A function to draw data from the normal block model (see details). The function return both the generated data and the corrresponding model parameters, in a list.

Usage

generate_normal_block_data(
  n = 100,
  p = 40,
  d = 1,
  Q = 3,
  kappa = 0,
  omega_structure = "erdos-renyi",
  u_v = c(0.3, 0.1),
  SNR = 0.75,
  alpha = rep(1/Q, Q),
  range_X = c(0, 10),
  range_D = c(0.5, 1.5)
)

Arguments

n

number of individuals. Default to 100.

p

number of variables. Default to 40.

d

number of covariates. Default to 1.

Q

number of groups. Default to 3.

kappa

vector (or scalar) of variable-wise probability of zero inflation. Default to 0.

omega_structure

the structure of the graph on which the precision matrix between groups is built. Can be a symmetric matrix with Q rows/columns or a character picked in "erdos-renyi", "preferential_attachment", "community" in which case a graph is drawn with sensible generation parameters.
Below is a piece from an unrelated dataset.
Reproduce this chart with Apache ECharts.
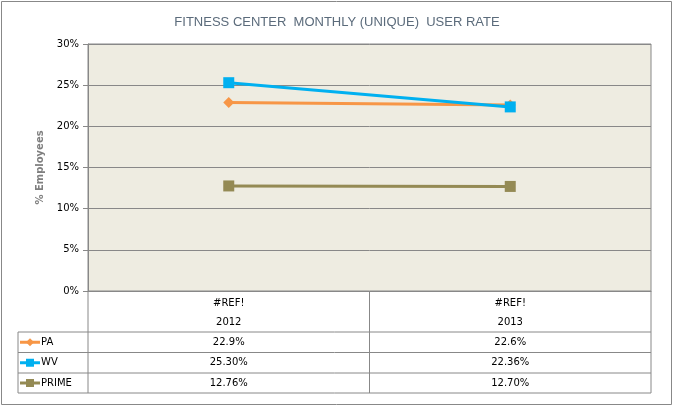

See generate_precision_matrix for details.

u_v

two-size vector of positive numbers u and v controlling the generation of the precision matrix Omega: u is the off-diagonal elements of the precision matrix, controlling the magnitude of partial correlations with v a positive number being added to the diagonal elements of the precision matrix. The default value is c(0.3, 0.1).

SNR

Signal to noise ratio: magnitude of the regression parameters B will be adjusted so that tr(var(XB)) and tr(Sigma) match the desried SNR.

alpha

the Q-size vector of group proportion. Default to rep(1/Q, Q)

range_X

A 2-size vector defining the range of the uniform distribution used to draw values in X, the regressor matrix. Default is c(0, 10)

range_D

A 2-size vector defining the range of the uniform distribution used to draw values in D, the diagonal matrix of variances of variables. Default is c(0.5, 1.5)

Value

A named list with the following element - Y a matrix of responses - X a regressor/design matrix - a list of model parameters, encompassing - B: matrix of regression coefficients - C: matrix of group membership - D: diagonal matrix of variance of the variables - Omega: precision matrix of the groups - Sigma: covariance matrix of the groups - kappa: vector of ZI inflation proabilities (one per variable)